- **What you will do**
In this exercise, return the whole listing exactly, excluding any images.

[Begin Supplied material]

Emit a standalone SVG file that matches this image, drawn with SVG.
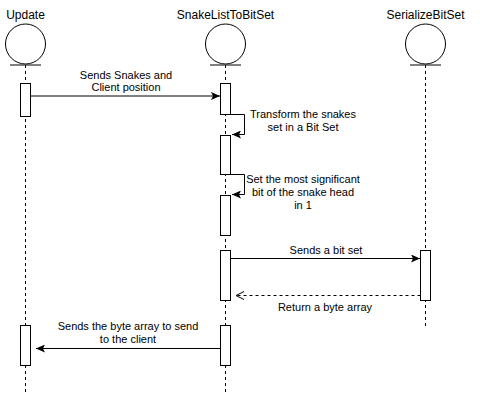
<svg xmlns="http://www.w3.org/2000/svg" width="491" height="401" viewBox="0 0 491 401">
<style>
.t{font-family:"Liberation Sans",Arial,sans-serif;font-size:11px;fill:#000;text-anchor:middle}
.h{font-family:"Liberation Sans",Arial,sans-serif;font-size:12px;fill:#000;text-anchor:middle}
.life{stroke:#000;stroke-width:1;stroke-dasharray:3 3;fill:none}
.bar{fill:#fff;stroke:#000;stroke-width:1}
.msg{stroke:#000;stroke-width:1;fill:none}
.ret{stroke:#000;stroke-width:1;fill:none;stroke-dasharray:3 3}
</style>
<defs>
<marker id="ah" markerWidth="10" markerHeight="8" refX="9" refY="4" orient="auto" markerUnits="userSpaceOnUse">
<path d="M0,0 L9,4 L0,8 L2,4 Z" fill="#000"/>
</marker>
<marker id="oa" markerWidth="10" markerHeight="10" refX="9" refY="5" orient="auto" markerUnits="userSpaceOnUse">
<path d="M1,1 L9,5 L1,9" fill="none" stroke="#000"/>
</marker>
</defs>
<rect width="491" height="401" fill="#fff"/>
<g id="update">
<text class="h" x="25.5" y="19">Update</text>
<circle cx="25.5" cy="44" r="20" fill="#fff" stroke="#000"/>
<line x1="10" y1="65" x2="41" y2="65" stroke="#000"/>
<line class="life" x1="25.5" y1="65" x2="25.5" y2="392"/>
<rect class="bar" x="20.5" y="83.5" width="10" height="33"/>
<rect class="bar" x="20.5" y="325.5" width="10" height="40"/>
</g>
<g id="snakelist">
<text class="h" x="225.5" y="19">SnakeListToBitSet</text>
<circle cx="225.5" cy="44" r="20" fill="#fff" stroke="#000"/>
<line x1="210" y1="65" x2="241" y2="65" stroke="#000"/>
<line class="life" x1="225.5" y1="65" x2="225.5" y2="392"/>
<rect class="bar" x="220.5" y="83.5" width="10" height="31"/>
<rect class="bar" x="220.5" y="135.5" width="10" height="39"/>
<rect class="bar" x="220.5" y="195.5" width="10" height="40"/>
<rect class="bar" x="220.5" y="250.5" width="10" height="50"/>
<rect class="bar" x="220.5" y="325.5" width="10" height="40"/>
</g>
<g id="serialize">
<text class="h" x="425.5" y="19">SerializeBitSet</text>
<circle cx="425.5" cy="44" r="20" fill="#fff" stroke="#000"/>
<line x1="410" y1="65" x2="441" y2="65" stroke="#000"/>
<line class="life" x1="425.5" y1="65" x2="425.5" y2="326"/>
<rect class="bar" x="420.5" y="250.5" width="10" height="50"/>
</g>
<g id="connectors">
<line class="msg" x1="30.5" y1="96" x2="220" y2="96" marker-end="url(#ah)"/>
<text class="t" x="126" y="79">Sends Snakes and</text>
<text class="t" x="126" y="91">Client position</text>
<polyline class="msg" points="230.5,114.5 244.5,114.5 244.5,134.5 232,134.5" marker-end="url(#ah)"/>
<text class="t" x="303" y="118">Transform the snakes</text>
<text class="t" x="303" y="131">set in a Bit Set</text>
<polyline class="msg" points="230.5,174.5 244.5,174.5 244.5,194.5 232,194.5" marker-end="url(#ah)"/>
<text class="t" x="303" y="183">Set the most significant</text>
<text class="t" x="303" y="196">bit of the snake head</text>
<text class="t" x="303" y="209">in 1</text>
<line class="msg" x1="230.5" y1="258.5" x2="420" y2="258.5" marker-end="url(#ah)"/>
<text class="t" x="326" y="254">Sends a bit set</text>
<line class="ret" x1="420.5" y1="295.5" x2="236" y2="295.5" marker-end="url(#oa)"/>
<text class="t" x="325" y="311">Return a byte array</text>
<line class="msg" x1="220.5" y1="348.5" x2="36" y2="348.5" marker-end="url(#ah)"/>
<text class="t" x="128" y="330">Sends the byte array to send</text>
<text class="t" x="128" y="343">to the client</text>
</g>
</svg>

[End Supplied material]

- **Completed exercise**
Emit a standalone SVG file that matches this image, drawn with SVG.
<svg xmlns="http://www.w3.org/2000/svg" width="491" height="401" viewBox="0 0 491 401">
<style>
.t{font-family:"Liberation Sans",Arial,sans-serif;font-size:11px;fill:#000;text-anchor:middle}
.h{font-family:"Liberation Sans",Arial,sans-serif;font-size:12px;fill:#000;text-anchor:middle}
.life{stroke:#000;stroke-width:1;stroke-dasharray:3 3;fill:none}
.bar{fill:#fff;stroke:#000;stroke-width:1}
.msg{stroke:#000;stroke-width:1;fill:none}
.ret{stroke:#000;stroke-width:1;fill:none;stroke-dasharray:3 3}
</style>
<defs>
<marker id="ah" markerWidth="10" markerHeight="8" refX="9" refY="4" orient="auto" markerUnits="userSpaceOnUse">
<path d="M0,0 L9,4 L0,8 L2,4 Z" fill="#000"/>
</marker>
<marker id="oa" markerWidth="10" markerHeight="10" refX="9" refY="5" orient="auto" markerUnits="userSpaceOnUse">
<path d="M1,1 L9,5 L1,9" fill="none" stroke="#000"/>
</marker>
</defs>
<rect width="491" height="401" fill="#fff"/>
<g id="update">
<text class="h" x="25.5" y="19">Update</text>
<circle cx="25.5" cy="44" r="20" fill="#fff" stroke="#000"/>
<line x1="10" y1="65" x2="41" y2="65" stroke="#000"/>
<line class="life" x1="25.5" y1="65" x2="25.5" y2="392"/>
<rect class="bar" x="20.5" y="83.5" width="10" height="33"/>
<rect class="bar" x="20.5" y="325.5" width="10" height="40"/>
</g>
<g id="snakelist">
<text class="h" x="225.5" y="19">SnakeListToBitSet</text>
<circle cx="225.5" cy="44" r="20" fill="#fff" stroke="#000"/>
<line x1="210" y1="65" x2="241" y2="65" stroke="#000"/>
<line class="life" x1="225.5" y1="65" x2="225.5" y2="392"/>
<rect class="bar" x="220.5" y="83.5" width="10" height="31"/>
<rect class="bar" x="220.5" y="135.5" width="10" height="39"/>
<rect class="bar" x="220.5" y="195.5" width="10" height="40"/>
<rect class="bar" x="220.5" y="250.5" width="10" height="50"/>
<rect class="bar" x="220.5" y="325.5" width="10" height="40"/>
</g>
<g id="serialize">
<text class="h" x="425.5" y="19">SerializeBitSet</text>
<circle cx="425.5" cy="44" r="20" fill="#fff" stroke="#000"/>
<line x1="410" y1="65" x2="441" y2="65" stroke="#000"/>
<line class="life" x1="425.5" y1="65" x2="425.5" y2="326"/>
<rect class="bar" x="420.5" y="250.5" width="10" height="50"/>
</g>
<g id="connectors">
<line class="msg" x1="30.5" y1="96" x2="220" y2="96" marker-end="url(#ah)"/>
<text class="t" x="126" y="79">Sends Snakes and</text>
<text class="t" x="126" y="91">Client position</text>
<polyline class="msg" points="230.5,114.5 244.5,114.5 244.5,134.5 232,134.5" marker-end="url(#ah)"/>
<text class="t" x="303" y="118">Transform the snakes</text>
<text class="t" x="303" y="131">set in a Bit Set</text>
<polyline class="msg" points="230.5,174.5 244.5,174.5 244.5,194.5 232,194.5" marker-end="url(#ah)"/>
<text class="t" x="303" y="183">Set the most significant</text>
<text class="t" x="303" y="196">bit of the snake head</text>
<text class="t" x="303" y="209">in 1</text>
<line class="msg" x1="230.5" y1="258.5" x2="420" y2="258.5" marker-end="url(#ah)"/>
<text class="t" x="326" y="254">Sends a bit set</text>
<line class="ret" x1="420.5" y1="295.5" x2="236" y2="295.5" marker-end="url(#oa)"/>
<text class="t" x="325" y="311">Return a byte array</text>
<line class="msg" x1="220.5" y1="348.5" x2="36" y2="348.5" marker-end="url(#ah)"/>
<text class="t" x="128" y="330">Sends the byte array to send</text>
<text class="t" x="128" y="343">to the client</text>
</g>
</svg>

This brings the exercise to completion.